Financial Stability and Monetary Policy

One major critique of private stablecoins is their potential to undermine central banks’ control over money supply and destabilize monetary policy. Eurozone officials, notably Bundesbank’s Joachim Nagel, have voiced such concerns, warning of “systemic risks” and the erosion of central bank sovereignty if private stablecoins become dominant.

Waller’s argument is that with appropriate regulation (i.e. full reserve, transparency, priority of claims), many systemic risks can be mitigated.

Regulatory Overreach & Innovation Chilling

Overly heavy-handed regulation could stifle innovation. Waller and others have made it clear: regulation must be “right-sized.”

Still, critics argue that insisting on 100% backing, rigid compliance rules, and heavy licensing could deter smaller or experimental players from entering the space.

Operational and Counterparty Risks

Even with full reserves, questions remain: how liquid are those reserves?

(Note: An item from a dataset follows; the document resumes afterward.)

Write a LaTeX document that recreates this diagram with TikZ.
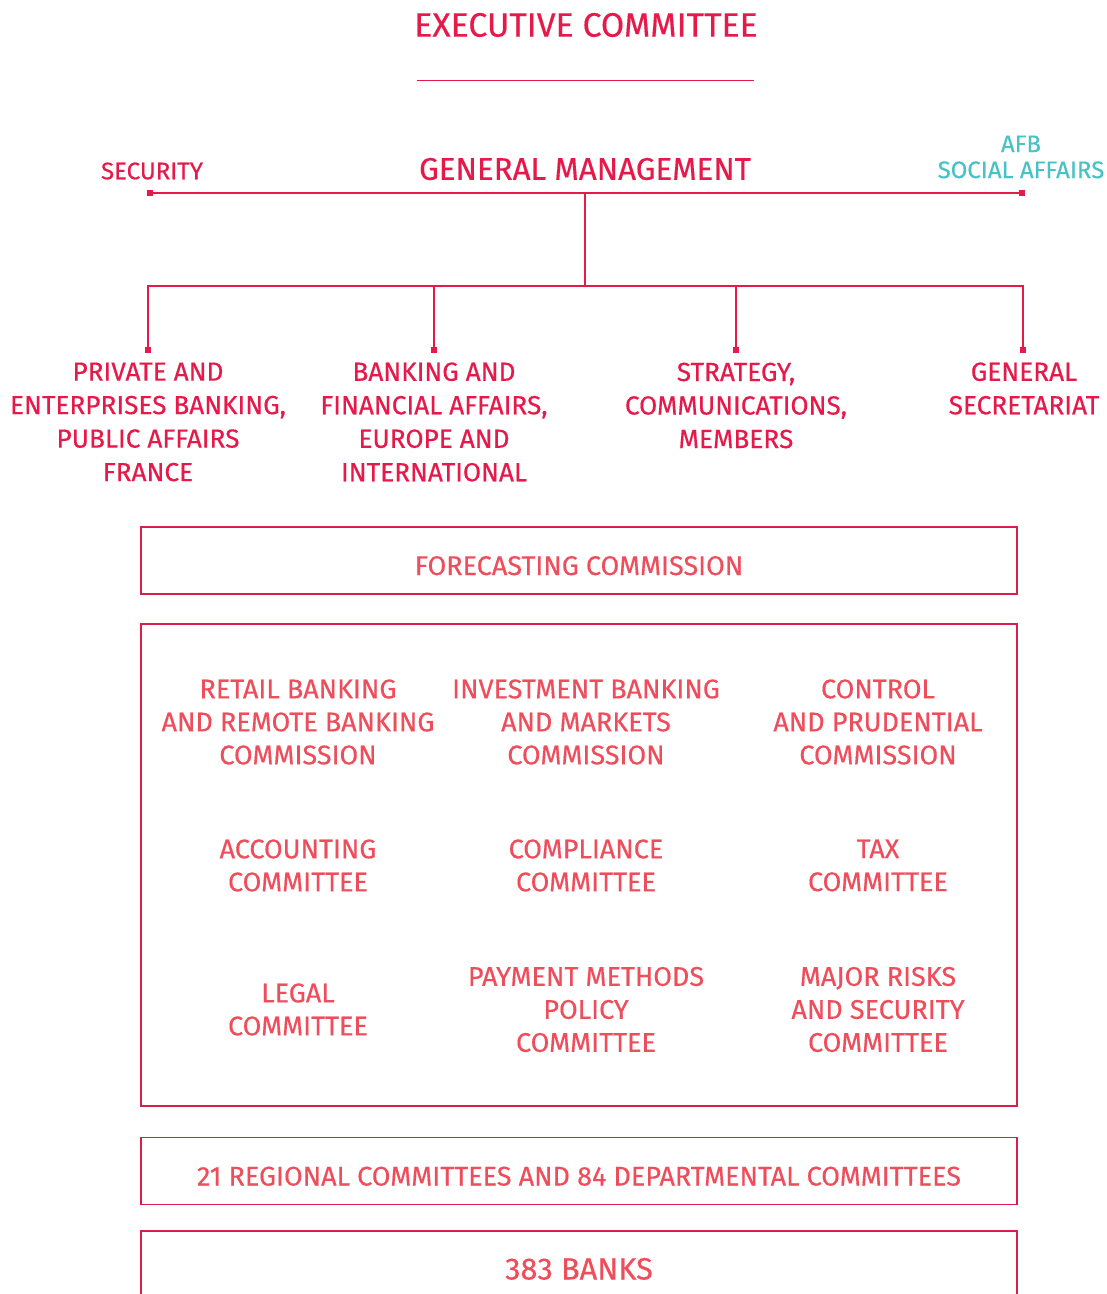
\documentclass[tikz,border=0pt]{standalone}
\usepackage{fontspec}
\setmainfont{Fira Sans}[FakeBold=0.4,BoldFont={Fira Sans}]
\usetikzlibrary{positioning}
\definecolor{afbred}{HTML}{E5194A}
\definecolor{afbpink}{HTML}{EE4D5C}
\definecolor{afbteal}{HTML}{48C2C4}
\definecolor{afbline}{HTML}{D81E4A}
\begin{document}
\begin{tikzpicture}[x=1pt,y=-1pt,
head/.style={text=afbred,inner sep=0pt,font=\fontsize{33.8}{38}\selectfont},
unit/.style={text=afbred,inner sep=0pt,align=center,font=\fontsize{26.2}{33.5}\selectfont},
side/.style={inner sep=0pt,align=center,font=\fontsize{24}{26}\selectfont},
comm/.style={text=afbpink,inner sep=0pt,align=center,font=\fontsize{27}{33}\selectfont},
panel/.style={draw=afbline,line width=1.3pt,minimum width=876pt,minimum height=67pt,inner sep=0pt,
  text height=29pt,text depth=0pt,text=afbpink,font=\fontsize{27}{30}\selectfont},
dot/.style={fill=afbred,minimum size=6.5pt,inner sep=0pt},
link/.style={draw=afbred,line width=1.4pt}]
\useasboundingbox (0,0) rectangle (1107,1294);
% top of the chart
\node[head] (exec) at (586,25) {EXECUTIVE COMMITTEE};
\coordinate (execl) at (417,80);
\coordinate (execr) at (754,80);
\draw[link,line width=1pt] (execl) -- (execr);
\node[head,font=\fontsize{31.3}{36}\selectfont] (gm) at (585,169) {GENERAL MANAGEMENT};
\node[side,text=afbred] (security) at (152,171) {SECURITY};
\node[side,text=afbteal] (social) at (1021,157) {AFB\\SOCIAL AFFAIRS};
\node[dot] (secdot) at (150,193) {};
\node[dot] (socdot) at (1022,193) {};
\coordinate (gmjoin) at (585,193);
\coordinate (split) at (585,286);
% departments
\node[dot] (d1) at (148,350) {};
\node[dot] (d2) at (434,350) {};
\node[dot] (d3) at (736,350) {};
\node[dot] (d4) at (1023,350) {};
\node[unit] (private) at (148,422) {PRIVATE AND\\ENTERPRISES BANKING,\\PUBLIC AFFAIRS\\FRANCE};
\node[unit] (banking) at (434,422) {BANKING AND\\FINANCIAL AFFAIRS,\\EUROPE AND\\INTERNATIONAL};
\node[unit] (strategy) at (736,405.5) {STRATEGY,\\COMMUNICATIONS,\\MEMBERS};
\node[unit] (secretariat) at (1024,388.5) {GENERAL\\SECRETARIAT};
\draw[link] (secdot) -- (socdot);
\draw[link] (gmjoin) -- (split);
\draw[link] (split) -| (d1);
\draw[link] (split) -| (d2);
\draw[link] (split) -| (d3);
\draw[link] (split) -| (d4);
% commissions
\node[panel] (forecast) at (579,560.5) {FORECASTING COMMISSION};
\node[panel,minimum height=482pt] (commbox) at (579,865) {};
\node[comm] (retail) at (298,722) {RETAIL BANKING\\AND REMOTE BANKING\\COMMISSION};
\node[comm] (invest) at (586,722) {INVESTMENT BANKING\\AND MARKETS\\COMMISSION};
\node[comm] (control) at (878,722) {CONTROL\\AND PRUDENTIAL\\COMMISSION};
\node[comm] (account) at (298,865.5) {ACCOUNTING\\COMMITTEE};
\node[comm] (comply) at (586,865.5) {COMPLIANCE\\COMMITTEE};
\node[comm] (tax) at (878,865.5) {TAX\\COMMITTEE};
\node[comm] (legal) at (298,1009.5) {LEGAL\\COMMITTEE};
\node[comm] (payment) at (586,1009.5) {PAYMENT METHODS\\POLICY\\COMMITTEE};
\node[comm] (risks) at (878,1009.5) {MAJOR RISKS\\AND SECURITY\\COMMITTEE};
\node[panel] (regional) at (579,1171) {21 REGIONAL COMMITTEES AND 84 DEPARTMENTAL COMMITTEES};
\node[panel,font=\fontsize{30.8}{34}\selectfont,text height=30pt] (banks) at (579,1264.5) {383 BANKS};
\end{tikzpicture}
\end{document}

How are they audited? What happens under extreme market stress? Some stablecoin failures (e.g. algorithmic collapses) exposed hidden fragility in reserve mechanisms.

Additionally, stablecoin issuers are exposed to operational risk (e.g. software bugs, smart contract exploits), and counterparty risk in banking or custody relationships.

Regulatory Cross-border Friction

Because finance is global, inconsistent regulation between jurisdictions may create arbitrage or compliance friction. The U.S.’s embrace of private stablecoins (via GENIUS Act) contrasts sharply with Europe’s orientation toward CBDCs or tokenized deposits.

5. Trends and Developments Beyond the Waller Speech

Tether’s Plan for USAT

Tether, issuer of the dominant USDT, announced it will launch a U.S.-based stablecoin named USAT, to comply with GENIUS frameworks. Issuance is expected via Anchorage Digital Bank, a chartered U.S. trust bank.

This signals how large-scale stablecoin issuers are preparing to adapt to new regulatory landscapes and internalize compliance. USAT is not planned to offer yield, aligning with conservative reserve-backed stablecoin models.

Euro-area Banks Launching Euro-denominated Stablecoin

In reaction to U.S. momentum, nine European banks (including ING and UniCredit) recently announced a joint venture to issue a euro-denominated stablecoin, with targeted launch in H2 2026. The project intends to operate under EU’s MiCA regulatory regime.

This marks a push to preserve European monetary autonomy and reduce dependence on dollar-based private stablecoins.

Tokenized Deposits in the UK

In the UK, major banks (HSBC, NatWest, Lloyds, Barclays, Nationwide, Santander) are pushing ahead with tokenized deposits slated for rollout in 2026. This is seen as an alternative to stablecoins, maintaining integration with traditional banking.

Governor Bailey and the Bank of England have signaled preference for tokenized banking deposits rather than private stablecoins, to avoid money leaving regulated bank systems.

6. Implications for Crypto Investors, Builders, and Enterprises

For New Crypto Projects & Tokens

  • Stablecoin-backed tokens (e.g. utility or governance tokens issued atop a stablecoin base) now stand on firmer legal ground in the U.S. with the GENIUS Act.
  • Projects might focus more on real-world asset tokenization (e.g. tokenizing bonds, real estate), using stablecoins as a programmable settlement layer.
  • There’s growing importance of reserve transparency, auditability, and aligning with regulatory frameworks to attract institutional adoption.

For Payment & Fintech Businesses

  • Integration of stablecoins into payment rails may cut costs and improve global reach. Visa’s pilot is a case in point.
  • Companies can consider issuing or facilitating stablecoin flows (e.g. wallets, settlement services) under the new U.S. regulatory clarity.
  • For cross-border remittance or B2B settlement, stablecoins may displace parts of correspondent banking.

For Enterprises & Blockchains

  • Blockchains could see increased demand as settlement backbones for tokenized commerce and stablecoin-mediated value transfer.
  • Enterprise solutions might build hybrid systems: stablecoin rails for liquidity, traditional rails for fallback or settlement.

For Investors

  • Stablecoin projects and infrastructure startups (exchanges, custody, auditing) may become attractive targets in this newly legitimized space.
  • Compliance, regulatory alignment, and reserve practices will become key metrics to evaluate stablecoin projects.

Conclusion

Christopher Waller’s recent remarks and the passage of the GENIUS Act mark a turning point in how stablecoins are perceived: no longer fringe curiosities, but foundational infrastructure for modern payments. The U.S. is moving toward legitimizing private stablecoin issuance under guardrails, setting a precedent that could unlock enormous value in payments, settlement, remittance, and tokenized commerce.

Yet, challenges remain. The balance between regulation and innovation is delicate. Europe is pushing back with CBDCs and tokenized deposits. Operational and liquidity risks must be managed. And cross-border regulatory alignment is still a work in progress.

For entrepreneurs, developers, and investors in crypto and blockchain, stablecoins are now a signal worth heeding—not just as a bridge currency, but as a core component of next-generation financial systems. Under the right regulatory and technical foundations, stablecoins may indeed become the backbone of global payments in the years ahead.